*TASK OBJECTIVE:*
Repeat the material below exactly, with no pictures.

*DATA BLOCK:*
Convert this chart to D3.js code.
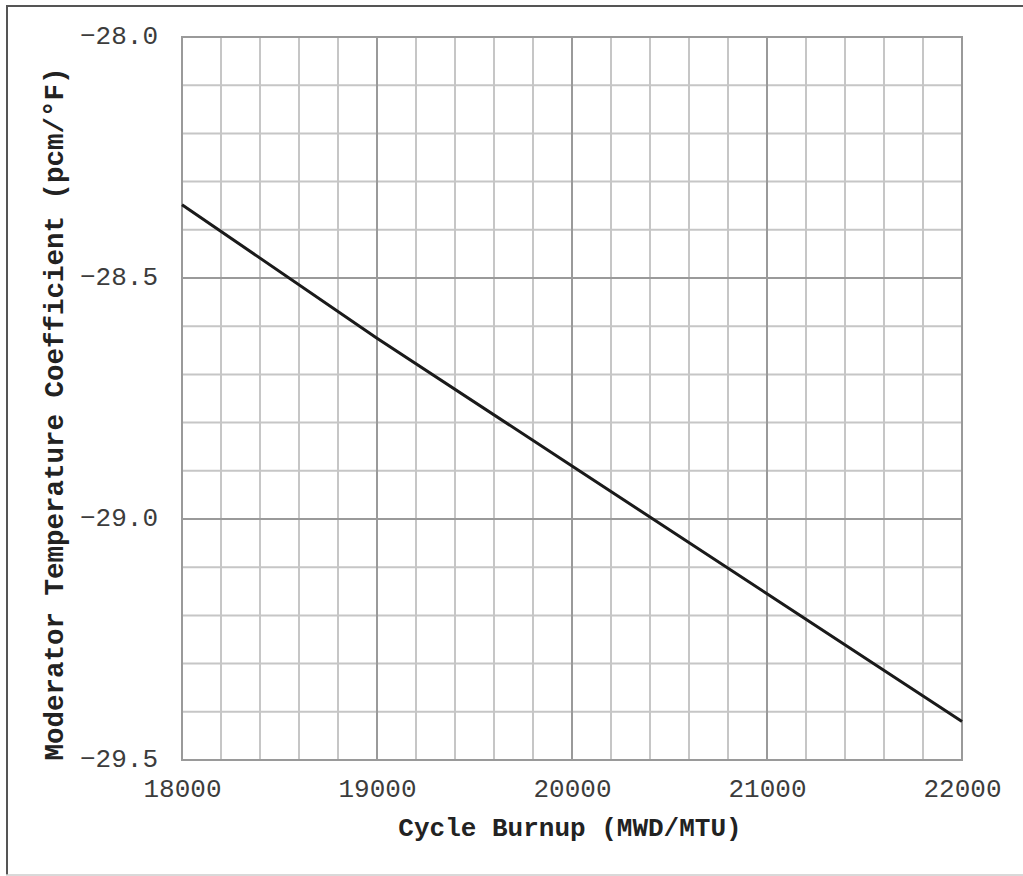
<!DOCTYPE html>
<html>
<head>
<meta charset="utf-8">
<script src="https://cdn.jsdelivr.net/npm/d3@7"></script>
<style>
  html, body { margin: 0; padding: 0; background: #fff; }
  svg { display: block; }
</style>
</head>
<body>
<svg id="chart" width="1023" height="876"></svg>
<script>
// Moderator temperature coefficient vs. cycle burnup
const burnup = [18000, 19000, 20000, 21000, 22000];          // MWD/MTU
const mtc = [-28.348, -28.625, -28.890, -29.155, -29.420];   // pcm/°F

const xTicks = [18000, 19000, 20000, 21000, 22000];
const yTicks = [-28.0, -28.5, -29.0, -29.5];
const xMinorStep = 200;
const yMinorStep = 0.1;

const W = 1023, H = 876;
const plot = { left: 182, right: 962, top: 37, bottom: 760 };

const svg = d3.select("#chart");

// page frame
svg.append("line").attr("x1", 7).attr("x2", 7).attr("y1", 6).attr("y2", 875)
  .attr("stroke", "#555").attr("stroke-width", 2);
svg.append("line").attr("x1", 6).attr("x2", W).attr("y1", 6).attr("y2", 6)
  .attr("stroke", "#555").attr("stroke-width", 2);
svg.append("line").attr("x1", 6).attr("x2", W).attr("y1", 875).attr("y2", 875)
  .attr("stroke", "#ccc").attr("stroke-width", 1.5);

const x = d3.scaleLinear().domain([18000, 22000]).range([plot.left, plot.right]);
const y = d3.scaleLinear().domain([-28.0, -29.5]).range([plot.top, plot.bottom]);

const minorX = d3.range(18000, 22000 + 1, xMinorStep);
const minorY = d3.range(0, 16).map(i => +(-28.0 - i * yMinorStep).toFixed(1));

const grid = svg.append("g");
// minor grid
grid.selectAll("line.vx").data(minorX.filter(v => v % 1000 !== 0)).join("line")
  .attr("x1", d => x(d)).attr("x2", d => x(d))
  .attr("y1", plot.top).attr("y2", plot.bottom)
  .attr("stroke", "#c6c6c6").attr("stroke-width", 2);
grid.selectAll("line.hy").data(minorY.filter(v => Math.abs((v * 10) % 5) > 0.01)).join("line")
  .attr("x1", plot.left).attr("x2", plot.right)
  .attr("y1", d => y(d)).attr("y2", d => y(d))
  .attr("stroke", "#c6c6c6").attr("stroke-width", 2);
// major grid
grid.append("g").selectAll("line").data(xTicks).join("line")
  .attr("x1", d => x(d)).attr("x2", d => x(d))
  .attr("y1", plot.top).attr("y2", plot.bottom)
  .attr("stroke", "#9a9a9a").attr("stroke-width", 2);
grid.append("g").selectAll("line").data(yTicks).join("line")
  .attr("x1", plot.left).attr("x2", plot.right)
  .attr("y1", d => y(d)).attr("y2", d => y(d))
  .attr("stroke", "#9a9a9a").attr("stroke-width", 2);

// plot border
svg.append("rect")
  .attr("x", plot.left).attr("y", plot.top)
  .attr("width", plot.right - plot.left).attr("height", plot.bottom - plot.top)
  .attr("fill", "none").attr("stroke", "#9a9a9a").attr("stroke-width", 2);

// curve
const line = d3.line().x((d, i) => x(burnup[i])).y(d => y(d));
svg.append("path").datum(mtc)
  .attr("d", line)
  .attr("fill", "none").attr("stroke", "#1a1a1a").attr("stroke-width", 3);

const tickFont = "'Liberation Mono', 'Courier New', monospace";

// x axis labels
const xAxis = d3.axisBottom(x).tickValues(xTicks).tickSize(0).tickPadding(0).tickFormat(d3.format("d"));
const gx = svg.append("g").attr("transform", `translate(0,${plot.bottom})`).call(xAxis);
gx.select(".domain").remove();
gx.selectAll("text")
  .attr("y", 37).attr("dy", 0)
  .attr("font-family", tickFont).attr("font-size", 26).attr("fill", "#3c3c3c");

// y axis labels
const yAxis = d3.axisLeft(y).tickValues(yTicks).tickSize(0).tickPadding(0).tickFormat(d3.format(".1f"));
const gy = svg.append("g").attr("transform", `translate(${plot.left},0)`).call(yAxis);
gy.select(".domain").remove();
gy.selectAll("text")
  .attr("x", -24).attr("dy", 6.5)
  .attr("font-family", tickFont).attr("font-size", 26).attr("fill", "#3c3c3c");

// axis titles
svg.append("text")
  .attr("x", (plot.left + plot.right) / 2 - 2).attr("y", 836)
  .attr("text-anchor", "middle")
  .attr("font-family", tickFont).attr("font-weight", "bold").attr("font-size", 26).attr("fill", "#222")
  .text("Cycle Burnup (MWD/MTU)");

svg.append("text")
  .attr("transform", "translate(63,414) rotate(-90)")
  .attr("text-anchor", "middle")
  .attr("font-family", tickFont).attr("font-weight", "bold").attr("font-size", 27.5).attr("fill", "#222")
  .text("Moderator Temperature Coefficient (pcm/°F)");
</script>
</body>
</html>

*FINAL ANSWER:*
Convert this chart to D3.js code.
<!DOCTYPE html>
<html>
<head>
<meta charset="utf-8">
<script src="https://cdn.jsdelivr.net/npm/d3@7"></script>
<style>
  html, body { margin: 0; padding: 0; background: #fff; }
  svg { display: block; }
</style>
</head>
<body>
<svg id="chart" width="1023" height="876"></svg>
<script>
// Moderator temperature coefficient vs. cycle burnup
const burnup = [18000, 19000, 20000, 21000, 22000];          // MWD/MTU
const mtc = [-28.348, -28.625, -28.890, -29.155, -29.420];   // pcm/°F

const xTicks = [18000, 19000, 20000, 21000, 22000];
const yTicks = [-28.0, -28.5, -29.0, -29.5];
const xMinorStep = 200;
const yMinorStep = 0.1;

const W = 1023, H = 876;
const plot = { left: 182, right: 962, top: 37, bottom: 760 };

const svg = d3.select("#chart");

// page frame
svg.append("line").attr("x1", 7).attr("x2", 7).attr("y1", 6).attr("y2", 875)
  .attr("stroke", "#555").attr("stroke-width", 2);
svg.append("line").attr("x1", 6).attr("x2", W).attr("y1", 6).attr("y2", 6)
  .attr("stroke", "#555").attr("stroke-width", 2);
svg.append("line").attr("x1", 6).attr("x2", W).attr("y1", 875).attr("y2", 875)
  .attr("stroke", "#ccc").attr("stroke-width", 1.5);

const x = d3.scaleLinear().domain([18000, 22000]).range([plot.left, plot.right]);
const y = d3.scaleLinear().domain([-28.0, -29.5]).range([plot.top, plot.bottom]);

const minorX = d3.range(18000, 22000 + 1, xMinorStep);
const minorY = d3.range(0, 16).map(i => +(-28.0 - i * yMinorStep).toFixed(1));

const grid = svg.append("g");
// minor grid
grid.selectAll("line.vx").data(minorX.filter(v => v % 1000 !== 0)).join("line")
  .attr("x1", d => x(d)).attr("x2", d => x(d))
  .attr("y1", plot.top).attr("y2", plot.bottom)
  .attr("stroke", "#c6c6c6").attr("stroke-width", 2);
grid.selectAll("line.hy").data(minorY.filter(v => Math.abs((v * 10) % 5) > 0.01)).join("line")
  .attr("x1", plot.left).attr("x2", plot.right)
  .attr("y1", d => y(d)).attr("y2", d => y(d))
  .attr("stroke", "#c6c6c6").attr("stroke-width", 2);
// major grid
grid.append("g").selectAll("line").data(xTicks).join("line")
  .attr("x1", d => x(d)).attr("x2", d => x(d))
  .attr("y1", plot.top).attr("y2", plot.bottom)
  .attr("stroke", "#9a9a9a").attr("stroke-width", 2);
grid.append("g").selectAll("line").data(yTicks).join("line")
  .attr("x1", plot.left).attr("x2", plot.right)
  .attr("y1", d => y(d)).attr("y2", d => y(d))
  .attr("stroke", "#9a9a9a").attr("stroke-width", 2);

// plot border
svg.append("rect")
  .attr("x", plot.left).attr("y", plot.top)
  .attr("width", plot.right - plot.left).attr("height", plot.bottom - plot.top)
  .attr("fill", "none").attr("stroke", "#9a9a9a").attr("stroke-width", 2);

// curve
const line = d3.line().x((d, i) => x(burnup[i])).y(d => y(d));
svg.append("path").datum(mtc)
  .attr("d", line)
  .attr("fill", "none").attr("stroke", "#1a1a1a").attr("stroke-width", 3);

const tickFont = "'Liberation Mono', 'Courier New', monospace";

// x axis labels
const xAxis = d3.axisBottom(x).tickValues(xTicks).tickSize(0).tickPadding(0).tickFormat(d3.format("d"));
const gx = svg.append("g").attr("transform", `translate(0,${plot.bottom})`).call(xAxis);
gx.select(".domain").remove();
gx.selectAll("text")
  .attr("y", 37).attr("dy", 0)
  .attr("font-family", tickFont).attr("font-size", 26).attr("fill", "#3c3c3c");

// y axis labels
const yAxis = d3.axisLeft(y).tickValues(yTicks).tickSize(0).tickPadding(0).tickFormat(d3.format(".1f"));
const gy = svg.append("g").attr("transform", `translate(${plot.left},0)`).call(yAxis);
gy.select(".domain").remove();
gy.selectAll("text")
  .attr("x", -24).attr("dy", 6.5)
  .attr("font-family", tickFont).attr("font-size", 26).attr("fill", "#3c3c3c");

// axis titles
svg.append("text")
  .attr("x", (plot.left + plot.right) / 2 - 2).attr("y", 836)
  .attr("text-anchor", "middle")
  .attr("font-family", tickFont).attr("font-weight", "bold").attr("font-size", 26).attr("fill", "#222")
  .text("Cycle Burnup (MWD/MTU)");

svg.append("text")
  .attr("transform", "translate(63,414) rotate(-90)")
  .attr("text-anchor", "middle")
  .attr("font-family", tickFont).attr("font-weight", "bold").attr("font-size", 27.5).attr("fill", "#222")
  .text("Moderator Temperature Coefficient (pcm/°F)");
</script>
</body>
</html>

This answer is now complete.